I then browned about 3 lbs. of ground venison using the same procedure as above; removing the nicely browned meat to the soup pot, adding water to the Dutch oven, simmering till all the brown bits loosen and add it to the pot!
I happened to have about 2 lbs. of a basic pulled pork (no sauce added) left over in the freezer – defrosted it and added it to the magic pot!
Add enough stock to cover all the meat and have about 3” of liquid above the meat.
I added a half a bag of barley, a bag of frozen baby peas, and 6 large carrots peeled and cubed to about ½” pieces to the magic pot. I simmer this till the barley is cooked through and the veggies softened.
Through this entire process I add stock as needed and give Cookie and Pupa a taste to make sure it meets with their approval!
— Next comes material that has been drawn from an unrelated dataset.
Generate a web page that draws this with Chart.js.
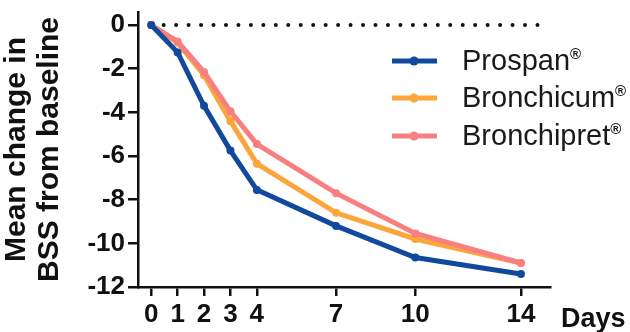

Once the Chowda is the correct consistency, nice and meaty with just enough liquid, let it cool to room temp or slightly above . Scoop out a nice portion and top it off with a nice treat! We use the yummy, homemade biscuits from The Bread Basket.
This made roughly 6 gallons of Chowda so you can decrease the ingredients accordingly! You can also use just one meat or use poultry instead! You can delete the barley or substitute it with rice, potatoes or even pasta. Veggies can also be changed based on your dogs’ tastes. Apples would be a nice addition too, the skies the limit. Let your cooking creativity run wild! I always hope to make enough so all of the Impressions dogs (Hercules, Smalls, Smitty, Sophia, Cookie and Pupa) get some for dinner that night!
Each year we have used our chowda sales dollars to help the Friends of the Saratoga County Animal Shelter continue their very worthwhile efforts on behalf of our Saratoga County Animal Shelter animals. Thanks Sandy, Donna, Jennifer, Jason and Jane for all your help on this very fun day!!!